→ **TASK TO COMPLETE**
Please find all lines in the data that hold the string "this" and copy them.

****

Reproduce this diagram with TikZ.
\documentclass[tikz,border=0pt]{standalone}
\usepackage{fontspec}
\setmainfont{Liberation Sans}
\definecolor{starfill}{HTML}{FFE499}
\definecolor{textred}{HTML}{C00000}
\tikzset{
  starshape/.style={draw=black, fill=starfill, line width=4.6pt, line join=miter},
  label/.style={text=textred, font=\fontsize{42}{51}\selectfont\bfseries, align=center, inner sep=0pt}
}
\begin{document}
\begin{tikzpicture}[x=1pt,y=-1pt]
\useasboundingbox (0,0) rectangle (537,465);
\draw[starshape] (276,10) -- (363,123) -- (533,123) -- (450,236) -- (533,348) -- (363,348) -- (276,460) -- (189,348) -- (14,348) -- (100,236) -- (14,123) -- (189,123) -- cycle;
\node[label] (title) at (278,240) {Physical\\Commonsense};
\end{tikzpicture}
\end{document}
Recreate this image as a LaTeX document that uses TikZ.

****

→ **THE SOLUTION**
Reproduce this diagram with TikZ.
Recreate this image as a LaTeX document that uses TikZ.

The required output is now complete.